*What you will do*: Extract only the lines from the start of the entries below to the line with "const drawOrder = [0,2,3,1];", inclusive; omit every picture.

★ ★ ★ ★ ★ ★ ★

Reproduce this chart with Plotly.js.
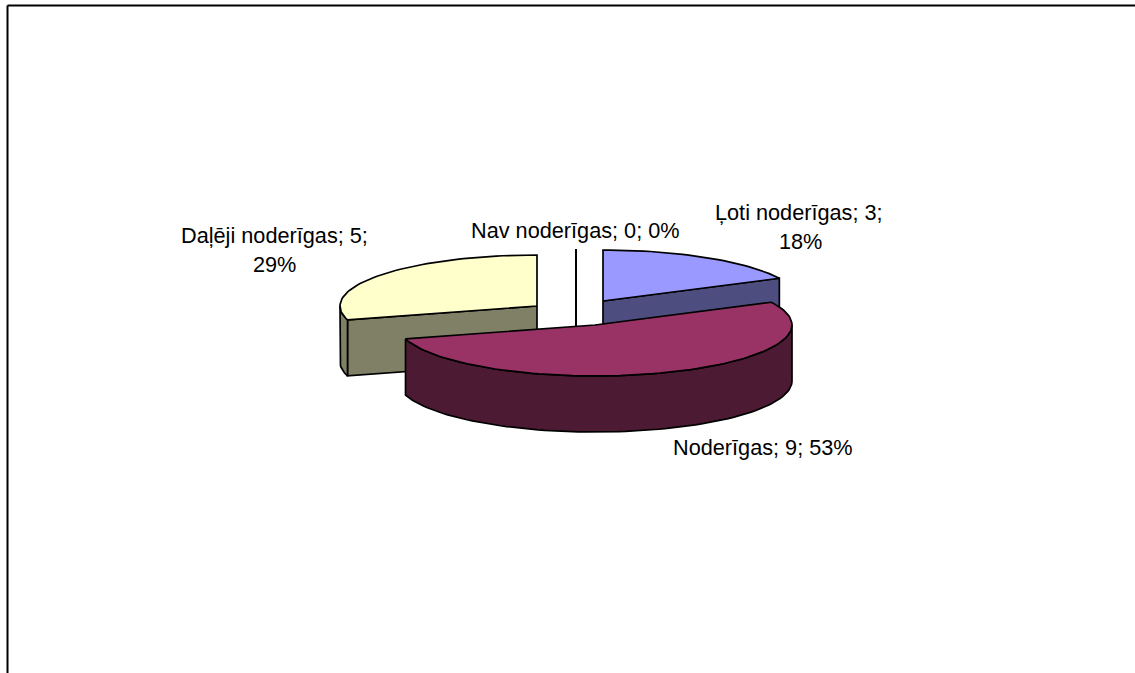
<!DOCTYPE html>
<html><head><meta charset="utf-8">
<script src="https://cdn.plot.ly/plotly-3.0.1.min.js"></script>
<style>html,body{margin:0;padding:0;background:#fff}#c{width:1135px;height:673px}</style>
</head><body><div id="c"></div>
<script>
// Data
const categories = ['Ļoti noderīgas','Noderīgas','Daļēji noderīgas','Nav noderīgas'];
const values = [3,9,5,0];
const percents = [18,53,29,0];
// Styles and layout, kept apart from the data
const topColors = ['#9999FF','#993366','#FFFFCC','#FFFFFF'];
const sideColors = ['#4D4D80','#4D1A33','#808066','#FFFFFF'];
const apexes = [[603,301],[595,325],[537,306],[576,300]];
const labelLines = [
  [[799,212],[800,241]],
  [[763,447]],
  [[274,235],[274,264]],
  [[575,230]]
];
const RX = 197, RY = 51, DEPTH = 56;
const drawOrder = [0,2,3,1];

const total = values.reduce((a,b)=>a+b,0);
const rad = d => d*Math.PI/180;
const pt = (ap,t,dz=0) => [ap[0]+RX*Math.sin(rad(t)), ap[1]-RY*Math.cos(rad(t))+dz];
function arc(ap,a,b,dz=0){ const n=Math.max(1,Math.ceil(Math.abs(b-a)/2)), out=[];
  for(let i=0;i<=n;i++) out.push(pt(ap,a+(b-a)*i/n,dz)); return out; }
const traces=[];
function poly(points,color){
  traces.push({type:'scatter',mode:'lines',x:points.map(p=>p[0]),y:points.map(p=>p[1]),
    fill:'toself',fillcolor:color,line:{color:'#000',width:1.7},hoverinfo:'skip',showlegend:false});
}
let cum=0; const spans=values.map(v=>{const s=[cum,cum+v/total*360];cum=s[1];return s;});
drawOrder.forEach(i=>{
  const [a,b]=spans[i], ap=apexes[i];
  if(values[i]===0){
    const top=pt(ap,a);
    traces.push({type:'scatter',mode:'lines',x:[ap[0],top[0]],y:[ap[1]+DEPTH,top[1]],
      line:{color:'#000',width:2},hoverinfo:'skip',showlegend:false});
    return;
  }
  // radial cut faces that look toward the viewer
  if(b<90){ poly([ap,pt(ap,b),pt(ap,b,DEPTH),[ap[0],ap[1]+DEPTH],ap],sideColors[i]); }
  if(a>180 && a<360){ poly([ap,pt(ap,a),pt(ap,a,DEPTH),[ap[0],ap[1]+DEPTH],ap],sideColors[i]); }
  // outer rim on the front half
  const lo=Math.max(a,90), hi=Math.min(b,270);
  if(hi>lo){ const up=arc(ap,lo,hi), dn=arc(ap,lo,hi,DEPTH).reverse();
    poly(up.concat(dn,[up[0]]),sideColors[i]); }
  // top face
  poly([ap].concat(arc(ap,a,b),[ap]),topColors[i]);
});
const annotations=[];
categories.forEach((c,i)=>{
  const pos=labelLines[i];
  const lines= pos.length===2 ? [`${c}; ${values[i]};`,`${percents[i]}%`] : [`${c}; ${values[i]}; ${percents[i]}%`];
  lines.forEach((text,k)=>annotations.push({x:pos[k][0],y:pos[k][1],xref:'x',yref:'y',text,showarrow:false,
    xanchor:'center',yanchor:'middle',font:{family:'"Liberation Sans",Arial,sans-serif',size:21.7,color:'#000'}}));
});
const layout={width:1135,height:673,margin:{l:0,r:0,t:0,b:0},paper_bgcolor:'#fff',plot_bgcolor:'#fff',
  xaxis:{range:[0,1135],visible:false,fixedrange:true},
  yaxis:{range:[673,0],visible:false,fixedrange:true},
  showlegend:false,annotations,
  shapes:[
    {type:'line',xref:'x',yref:'y',x0:7.5,x1:1135,y0:5.5,y1:5.5,line:{color:'#000',width:2}},
    {type:'line',xref:'x',yref:'y',x0:7.5,x1:7.5,y0:5.5,y1:673,line:{color:'#000',width:2}}
  ]};
Plotly.newPlot('c',traces,layout,{displayModeBar:false,staticPlot:true});
</script></body></html>
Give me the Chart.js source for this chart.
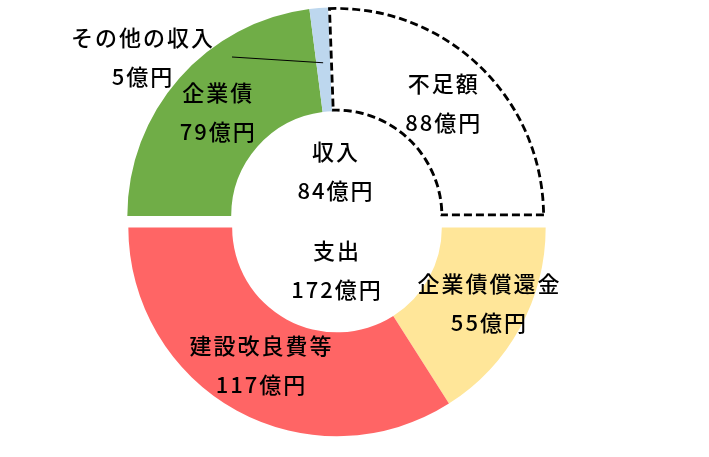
<!DOCTYPE html>
<html lang="ja">
<head>
<meta charset="utf-8">
<script src="https://cdn.jsdelivr.net/npm/chart.js@4"></script>
<style>
  body { margin: 0; background: #fff; }
  #wrap { position: relative; width: 709px; height: 457px; }
  .box { position: absolute; left: 0; top: 0; width: 709px; height: 457px; }
</style>
</head>
<body>
<div id="wrap">
  <div class="box"><canvas id="incomeChart"></canvas></div>
  <div class="box"><canvas id="spendChart"></canvas></div>
</div>
<script>
// 収入 (upper half, clockwise from 9 o'clock)
const incomeLabels = ["企業債", "その他の収入", "不足額"];
const incomeValues = [79, 5, 88];
const incomeColors = ["#70AD47", "#BDD7EE", "#FFFFFF"];

// 支出 (lower half, clockwise from 3 o'clock)
const spendLabels = ["企業債償還金", "建設改良費等"];
const spendValues = [55, 117];
const spendColors = ["#FFE699", "#FF6565"];

const incomeTitle = ["収入", "84億円"];
const spendTitle = ["支出", "172億円"];

const FONT = '500 22px "Noto Sans CJK JP", "Noto Sans", sans-serif';
const LINE = 39;

function drawLines(ctx, lines, x, y) {
  const top = y - (lines.length - 1) * LINE / 2;
  lines.forEach((t, i) => ctx.fillText(t, x, top + i * LINE));
}

// labels at each slice's center point, plus the hole title
const labelPlugin = {
  id: "sliceLabels",
  afterDatasetsDraw(chart, args, opts) {
    const ctx = chart.ctx;
    const meta = chart.getDatasetMeta(0);
    const values = chart.data.datasets[0].data;
    ctx.save();
    ctx.font = FONT;
    ctx.letterSpacing = "2px";
    ctx.fillStyle = "#000";
    ctx.textAlign = "center";
    ctx.textBaseline = "middle";
    meta.data.forEach((arc, i) => {
      const p = arc.getCenterPoint();
      const lines = [chart.data.labels[i], values[i] + "億円"];
      const o = opts.shift[i];
      if (o === "leader") {
        // callout outside the ring with a thin leader line
        const [lx, ly] = opts.leaderAt;
        ctx.strokeStyle = "#000";
        ctx.lineWidth = 1;
        ctx.beginPath();
        ctx.moveTo(232, ly);
        ctx.lineTo(p.x, p.y + 3);
        ctx.stroke();
        drawLines(ctx, lines, lx, ly);
        return;
      }
      drawLines(ctx, lines, p.x + o[0], p.y + o[1]);
    });
    const a = meta.data[0];
    drawLines(ctx, opts.title, a.x, a.y + opts.titleDy);
    ctx.restore();
  }
};

function halfDoughnut(id, labels, values, colors, rotation, extra) {
  return new Chart(document.getElementById(id), {
    type: "doughnut",
    data: {
      labels: labels,
      datasets: [{
        data: values,
        backgroundColor: colors,
        borderColor: extra.borderColor,
        borderWidth: extra.borderWidth,
        borderDash: extra.borderDash,
        borderAlign: "inner",
        borderJoinStyle: "miter"
      }]
    },
    options: {
      responsive: true,
      maintainAspectRatio: false,
      animation: false,
      rotation: rotation,
      circumference: 180,
      cutout: "50%",
      layout: { padding: extra.padding },
      plugins: {
        legend: { display: false },
        tooltip: { enabled: false },
        sliceLabels: extra.labels
      }
    },
    plugins: [labelPlugin]
  });
}

// upper: the shortfall slice is white with a dashed black outline
halfDoughnut("incomeChart", incomeLabels, incomeValues, incomeColors, -90, {
  borderColor: ["#70AD47", "#BDD7EE", "#000"],
  borderWidth: [0, 0, 2.5],
  borderDash: [8, 4],
  padding: { left: 127, right: 164, top: 6, bottom: 240 },
  labels: {
    title: incomeTitle,
    titleDy: -45,
    shift: [[0, 0], "leader", [-1, 0]],
    leaderAt: [143, 57]
  }
});

halfDoughnut("spendChart", spendLabels, spendValues, spendColors, 90, {
  borderColor: spendColors,
  borderWidth: 0,
  borderDash: [],
  padding: { left: 128, right: 163, top: 227, bottom: 20 },
  labels: {
    title: spendTitle,
    titleDy: 43,
    shift: [[15, 0], [0, 0]]
  }
});
</script>
</body>
</html>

★ ★ ★ ★ ★ ★ ★

*Result of the exercise*:
Reproduce this chart with Plotly.js.
<!DOCTYPE html>
<html><head><meta charset="utf-8">
<script src="https://cdn.plot.ly/plotly-3.0.1.min.js"></script>
<style>html,body{margin:0;padding:0;background:#fff}#c{width:1135px;height:673px}</style>
</head><body><div id="c"></div>
<script>
// Data
const categories = ['Ļoti noderīgas','Noderīgas','Daļēji noderīgas','Nav noderīgas'];
const values = [3,9,5,0];
const percents = [18,53,29,0];
// Styles and layout, kept apart from the data
const topColors = ['#9999FF','#993366','#FFFFCC','#FFFFFF'];
const sideColors = ['#4D4D80','#4D1A33','#808066','#FFFFFF'];
const apexes = [[603,301],[595,325],[537,306],[576,300]];
const labelLines = [
  [[799,212],[800,241]],
  [[763,447]],
  [[274,235],[274,264]],
  [[575,230]]
];
const RX = 197, RY = 51, DEPTH = 56;
const drawOrder = [0,2,3,1];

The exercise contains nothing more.